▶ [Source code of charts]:
>> begin
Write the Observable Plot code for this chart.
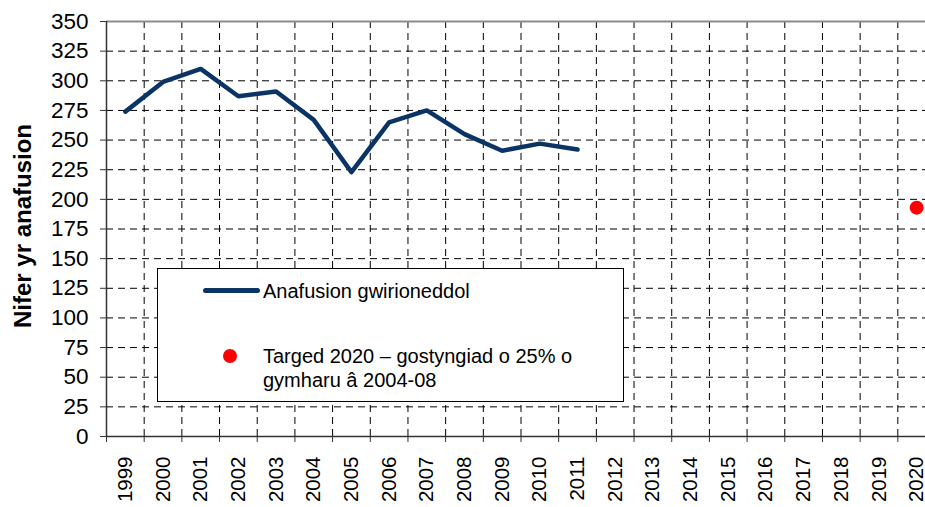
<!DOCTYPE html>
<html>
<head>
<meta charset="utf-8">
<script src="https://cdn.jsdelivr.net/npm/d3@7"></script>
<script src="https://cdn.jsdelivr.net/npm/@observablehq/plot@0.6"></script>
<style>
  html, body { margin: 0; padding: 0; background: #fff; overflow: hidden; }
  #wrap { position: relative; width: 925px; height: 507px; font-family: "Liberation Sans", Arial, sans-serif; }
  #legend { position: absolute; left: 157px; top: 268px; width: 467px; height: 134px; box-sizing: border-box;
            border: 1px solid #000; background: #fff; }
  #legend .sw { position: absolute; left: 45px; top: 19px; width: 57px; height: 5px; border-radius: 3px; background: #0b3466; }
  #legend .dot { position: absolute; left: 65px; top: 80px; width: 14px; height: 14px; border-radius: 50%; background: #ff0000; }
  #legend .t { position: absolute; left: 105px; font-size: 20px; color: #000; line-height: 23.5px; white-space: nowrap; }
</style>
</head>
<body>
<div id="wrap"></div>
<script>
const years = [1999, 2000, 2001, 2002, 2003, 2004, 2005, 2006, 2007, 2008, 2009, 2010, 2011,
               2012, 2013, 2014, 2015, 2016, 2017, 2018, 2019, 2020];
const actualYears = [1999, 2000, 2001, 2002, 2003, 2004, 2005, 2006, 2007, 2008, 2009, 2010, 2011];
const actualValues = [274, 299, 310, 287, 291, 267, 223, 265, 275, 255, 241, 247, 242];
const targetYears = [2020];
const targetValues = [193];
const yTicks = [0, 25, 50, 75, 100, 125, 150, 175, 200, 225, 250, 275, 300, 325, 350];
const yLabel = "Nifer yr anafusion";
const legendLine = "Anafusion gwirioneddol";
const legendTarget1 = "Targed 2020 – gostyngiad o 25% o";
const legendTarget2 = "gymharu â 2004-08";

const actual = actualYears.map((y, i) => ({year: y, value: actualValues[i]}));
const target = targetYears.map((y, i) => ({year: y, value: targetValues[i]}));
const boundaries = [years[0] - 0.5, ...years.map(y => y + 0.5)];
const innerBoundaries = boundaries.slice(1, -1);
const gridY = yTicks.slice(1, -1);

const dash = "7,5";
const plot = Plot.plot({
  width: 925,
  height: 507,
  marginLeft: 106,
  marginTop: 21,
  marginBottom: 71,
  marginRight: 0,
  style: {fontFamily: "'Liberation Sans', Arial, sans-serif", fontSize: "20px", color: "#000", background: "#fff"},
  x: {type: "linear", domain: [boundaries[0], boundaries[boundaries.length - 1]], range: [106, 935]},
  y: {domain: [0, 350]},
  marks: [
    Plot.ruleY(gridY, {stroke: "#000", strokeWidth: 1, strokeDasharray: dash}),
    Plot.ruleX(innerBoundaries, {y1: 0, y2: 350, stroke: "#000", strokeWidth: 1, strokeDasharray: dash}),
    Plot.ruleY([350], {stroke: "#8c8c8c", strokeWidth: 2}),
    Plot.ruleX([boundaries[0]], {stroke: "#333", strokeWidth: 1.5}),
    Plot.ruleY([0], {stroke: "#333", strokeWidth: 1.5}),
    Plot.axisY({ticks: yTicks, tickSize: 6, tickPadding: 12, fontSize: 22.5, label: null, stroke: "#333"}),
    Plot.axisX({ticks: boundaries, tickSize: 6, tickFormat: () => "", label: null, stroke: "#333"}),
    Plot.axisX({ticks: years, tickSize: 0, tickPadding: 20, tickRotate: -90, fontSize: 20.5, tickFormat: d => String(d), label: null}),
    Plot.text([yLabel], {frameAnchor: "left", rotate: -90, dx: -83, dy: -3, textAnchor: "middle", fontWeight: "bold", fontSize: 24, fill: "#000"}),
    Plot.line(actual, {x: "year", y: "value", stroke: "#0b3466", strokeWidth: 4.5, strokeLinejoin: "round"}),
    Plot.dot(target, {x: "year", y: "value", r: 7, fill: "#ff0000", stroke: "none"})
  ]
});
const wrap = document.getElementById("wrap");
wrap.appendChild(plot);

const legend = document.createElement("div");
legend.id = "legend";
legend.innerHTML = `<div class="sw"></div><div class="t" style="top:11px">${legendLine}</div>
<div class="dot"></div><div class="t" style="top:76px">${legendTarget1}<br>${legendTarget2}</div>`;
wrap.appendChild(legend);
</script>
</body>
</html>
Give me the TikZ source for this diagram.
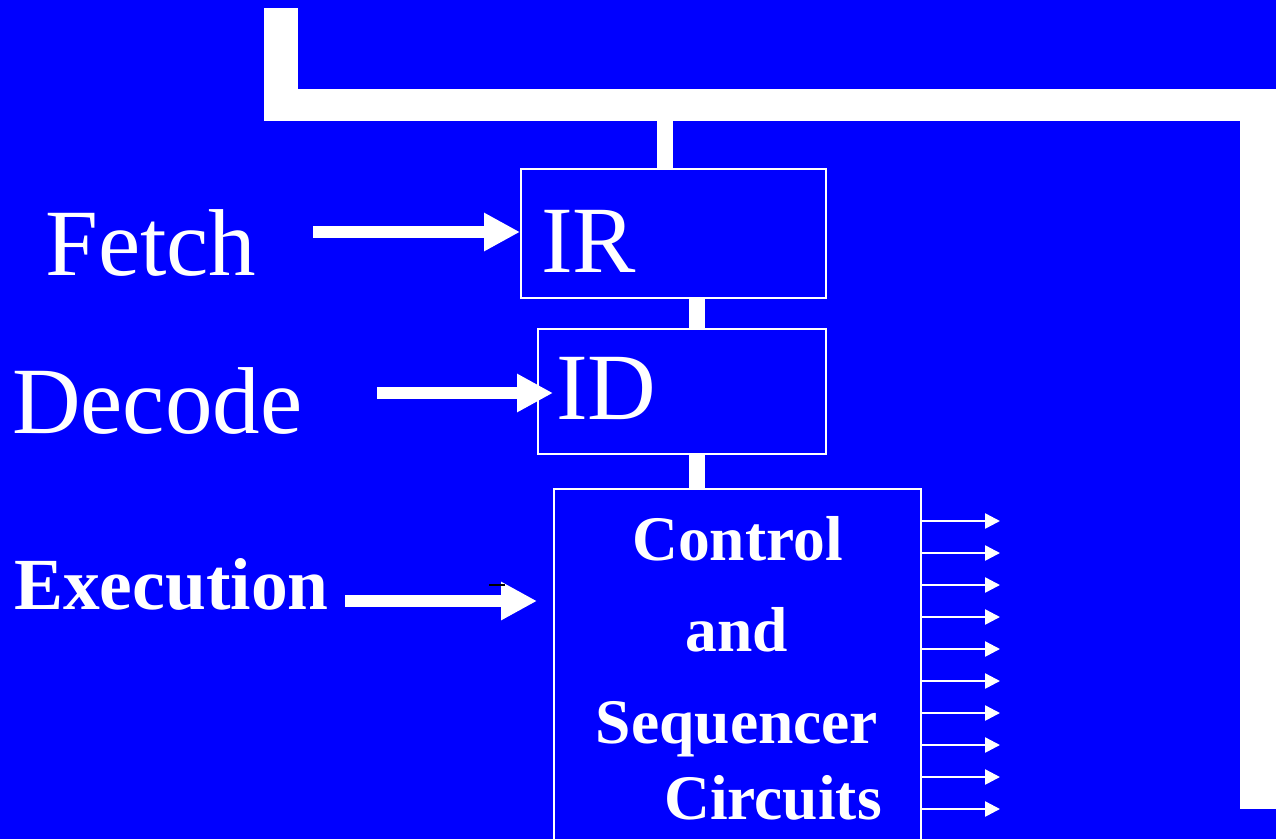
>> end
▶ [Instruction]:
Filter the data for the string "this" and copy every line that has it.

▶ [Task response]:
Write the Observable Plot code for this chart.
Give me the TikZ source for this diagram.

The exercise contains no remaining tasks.